## [Material provided]
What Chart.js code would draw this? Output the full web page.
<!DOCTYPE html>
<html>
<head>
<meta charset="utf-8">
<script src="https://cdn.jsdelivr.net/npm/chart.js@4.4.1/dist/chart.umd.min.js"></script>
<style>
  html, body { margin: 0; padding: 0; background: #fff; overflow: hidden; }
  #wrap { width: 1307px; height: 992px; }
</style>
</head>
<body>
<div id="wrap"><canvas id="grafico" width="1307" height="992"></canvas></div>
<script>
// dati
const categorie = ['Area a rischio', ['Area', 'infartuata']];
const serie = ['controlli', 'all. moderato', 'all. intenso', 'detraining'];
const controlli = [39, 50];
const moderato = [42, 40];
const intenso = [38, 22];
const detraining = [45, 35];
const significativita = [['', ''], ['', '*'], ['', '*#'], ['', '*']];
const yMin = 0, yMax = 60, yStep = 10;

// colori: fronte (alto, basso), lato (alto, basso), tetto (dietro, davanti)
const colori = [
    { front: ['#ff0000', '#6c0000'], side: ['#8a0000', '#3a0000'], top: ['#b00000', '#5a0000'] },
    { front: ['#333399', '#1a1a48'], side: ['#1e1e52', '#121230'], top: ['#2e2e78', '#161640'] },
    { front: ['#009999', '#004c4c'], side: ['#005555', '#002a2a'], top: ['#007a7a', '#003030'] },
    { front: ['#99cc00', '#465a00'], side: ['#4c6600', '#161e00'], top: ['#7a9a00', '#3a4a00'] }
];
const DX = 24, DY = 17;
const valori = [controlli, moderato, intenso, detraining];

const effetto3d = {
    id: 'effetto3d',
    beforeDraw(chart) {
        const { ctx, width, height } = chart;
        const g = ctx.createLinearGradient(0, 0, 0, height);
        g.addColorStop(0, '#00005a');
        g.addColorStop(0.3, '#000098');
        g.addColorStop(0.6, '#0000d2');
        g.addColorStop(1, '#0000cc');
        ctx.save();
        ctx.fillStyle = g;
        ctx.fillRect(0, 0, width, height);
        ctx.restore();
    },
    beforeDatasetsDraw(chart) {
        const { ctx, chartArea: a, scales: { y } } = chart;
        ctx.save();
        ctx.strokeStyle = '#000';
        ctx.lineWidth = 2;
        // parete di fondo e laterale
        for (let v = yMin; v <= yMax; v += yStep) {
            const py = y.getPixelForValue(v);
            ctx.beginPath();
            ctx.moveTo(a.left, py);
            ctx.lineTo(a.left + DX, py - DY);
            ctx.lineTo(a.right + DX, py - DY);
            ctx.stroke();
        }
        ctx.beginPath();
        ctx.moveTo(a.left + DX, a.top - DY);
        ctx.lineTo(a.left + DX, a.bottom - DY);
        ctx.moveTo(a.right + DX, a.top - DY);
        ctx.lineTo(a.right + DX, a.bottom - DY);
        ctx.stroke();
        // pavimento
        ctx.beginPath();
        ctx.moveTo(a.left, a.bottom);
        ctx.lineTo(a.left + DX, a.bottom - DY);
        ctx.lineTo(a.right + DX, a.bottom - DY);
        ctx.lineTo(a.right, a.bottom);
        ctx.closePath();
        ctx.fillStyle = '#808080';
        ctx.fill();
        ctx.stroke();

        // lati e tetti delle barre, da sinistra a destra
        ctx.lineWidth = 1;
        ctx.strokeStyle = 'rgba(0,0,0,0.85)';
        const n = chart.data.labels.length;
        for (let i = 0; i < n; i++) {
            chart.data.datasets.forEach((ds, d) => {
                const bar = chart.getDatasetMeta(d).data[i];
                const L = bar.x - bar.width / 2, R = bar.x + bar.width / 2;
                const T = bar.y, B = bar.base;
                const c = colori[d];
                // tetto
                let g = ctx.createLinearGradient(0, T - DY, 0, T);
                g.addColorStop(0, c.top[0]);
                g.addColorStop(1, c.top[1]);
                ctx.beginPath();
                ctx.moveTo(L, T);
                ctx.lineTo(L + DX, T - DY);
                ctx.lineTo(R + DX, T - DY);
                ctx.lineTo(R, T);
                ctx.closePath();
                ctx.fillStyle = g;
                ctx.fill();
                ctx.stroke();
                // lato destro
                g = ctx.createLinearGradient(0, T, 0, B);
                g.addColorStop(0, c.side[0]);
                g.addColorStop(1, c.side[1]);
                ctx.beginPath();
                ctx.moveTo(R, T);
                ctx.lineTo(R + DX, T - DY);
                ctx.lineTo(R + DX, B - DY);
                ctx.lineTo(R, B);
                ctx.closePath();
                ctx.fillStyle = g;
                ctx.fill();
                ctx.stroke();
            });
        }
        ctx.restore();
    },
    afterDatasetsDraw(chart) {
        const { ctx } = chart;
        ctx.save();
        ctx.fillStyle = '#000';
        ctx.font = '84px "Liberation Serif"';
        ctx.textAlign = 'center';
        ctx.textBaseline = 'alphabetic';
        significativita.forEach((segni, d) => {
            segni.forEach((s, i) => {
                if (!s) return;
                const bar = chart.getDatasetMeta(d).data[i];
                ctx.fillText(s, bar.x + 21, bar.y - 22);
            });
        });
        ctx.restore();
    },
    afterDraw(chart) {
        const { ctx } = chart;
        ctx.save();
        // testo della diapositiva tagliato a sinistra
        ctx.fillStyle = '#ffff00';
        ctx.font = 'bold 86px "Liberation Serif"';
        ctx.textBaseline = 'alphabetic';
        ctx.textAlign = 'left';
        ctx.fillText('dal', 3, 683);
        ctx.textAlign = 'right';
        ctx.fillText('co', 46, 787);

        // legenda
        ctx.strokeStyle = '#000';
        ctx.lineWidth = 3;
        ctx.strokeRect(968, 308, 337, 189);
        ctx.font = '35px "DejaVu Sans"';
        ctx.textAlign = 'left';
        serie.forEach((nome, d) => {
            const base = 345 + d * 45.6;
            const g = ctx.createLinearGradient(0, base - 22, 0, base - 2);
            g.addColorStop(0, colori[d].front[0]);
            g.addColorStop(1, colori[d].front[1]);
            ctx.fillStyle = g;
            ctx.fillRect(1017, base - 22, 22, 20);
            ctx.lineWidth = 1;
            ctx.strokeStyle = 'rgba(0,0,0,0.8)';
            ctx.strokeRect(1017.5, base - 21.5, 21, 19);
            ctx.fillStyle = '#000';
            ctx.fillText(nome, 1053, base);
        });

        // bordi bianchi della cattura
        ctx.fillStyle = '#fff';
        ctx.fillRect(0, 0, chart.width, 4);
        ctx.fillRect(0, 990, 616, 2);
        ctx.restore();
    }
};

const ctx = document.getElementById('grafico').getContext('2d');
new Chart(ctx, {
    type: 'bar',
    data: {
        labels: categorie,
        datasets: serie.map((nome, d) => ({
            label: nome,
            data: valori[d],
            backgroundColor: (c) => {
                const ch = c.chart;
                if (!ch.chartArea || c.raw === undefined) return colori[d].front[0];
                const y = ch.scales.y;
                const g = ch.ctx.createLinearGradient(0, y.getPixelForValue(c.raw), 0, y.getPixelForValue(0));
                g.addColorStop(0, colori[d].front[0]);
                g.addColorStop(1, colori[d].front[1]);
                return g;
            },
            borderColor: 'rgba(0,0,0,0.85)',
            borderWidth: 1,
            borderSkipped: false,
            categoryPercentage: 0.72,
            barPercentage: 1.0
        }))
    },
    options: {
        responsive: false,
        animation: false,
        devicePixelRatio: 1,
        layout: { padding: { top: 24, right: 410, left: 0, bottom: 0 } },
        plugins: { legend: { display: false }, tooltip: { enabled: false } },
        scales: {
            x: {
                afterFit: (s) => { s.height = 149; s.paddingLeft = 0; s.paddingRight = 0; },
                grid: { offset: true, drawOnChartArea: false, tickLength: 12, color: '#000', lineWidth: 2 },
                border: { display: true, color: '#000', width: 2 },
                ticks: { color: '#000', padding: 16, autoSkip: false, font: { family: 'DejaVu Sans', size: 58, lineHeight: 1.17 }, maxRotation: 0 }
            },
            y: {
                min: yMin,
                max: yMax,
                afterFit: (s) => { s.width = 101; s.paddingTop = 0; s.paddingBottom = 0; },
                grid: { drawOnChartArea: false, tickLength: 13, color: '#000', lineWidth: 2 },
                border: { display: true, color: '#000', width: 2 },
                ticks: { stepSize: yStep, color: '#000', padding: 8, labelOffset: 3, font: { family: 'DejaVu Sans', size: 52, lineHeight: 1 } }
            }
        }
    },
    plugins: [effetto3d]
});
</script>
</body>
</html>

## [What this task involves]
Restate, word for word and with nothing added, the lines from the first line of the listing through the one where "const valori = [controlli, moderato, intenso, detraining];" stands.

## [Correct response]
What Chart.js code would draw this? Output the full web page.
<!DOCTYPE html>
<html>
<head>
<meta charset="utf-8">
<script src="https://cdn.jsdelivr.net/npm/chart.js@4.4.1/dist/chart.umd.min.js"></script>
<style>
  html, body { margin: 0; padding: 0; background: #fff; overflow: hidden; }
  #wrap { width: 1307px; height: 992px; }
</style>
</head>
<body>
<div id="wrap"><canvas id="grafico" width="1307" height="992"></canvas></div>
<script>
// dati
const categorie = ['Area a rischio', ['Area', 'infartuata']];
const serie = ['controlli', 'all. moderato', 'all. intenso', 'detraining'];
const controlli = [39, 50];
const moderato = [42, 40];
const intenso = [38, 22];
const detraining = [45, 35];
const significativita = [['', ''], ['', '*'], ['', '*#'], ['', '*']];
const yMin = 0, yMax = 60, yStep = 10;

// colori: fronte (alto, basso), lato (alto, basso), tetto (dietro, davanti)
const colori = [
    { front: ['#ff0000', '#6c0000'], side: ['#8a0000', '#3a0000'], top: ['#b00000', '#5a0000'] },
    { front: ['#333399', '#1a1a48'], side: ['#1e1e52', '#121230'], top: ['#2e2e78', '#161640'] },
    { front: ['#009999', '#004c4c'], side: ['#005555', '#002a2a'], top: ['#007a7a', '#003030'] },
    { front: ['#99cc00', '#465a00'], side: ['#4c6600', '#161e00'], top: ['#7a9a00', '#3a4a00'] }
];
const DX = 24, DY = 17;
const valori = [controlli, moderato, intenso, detraining];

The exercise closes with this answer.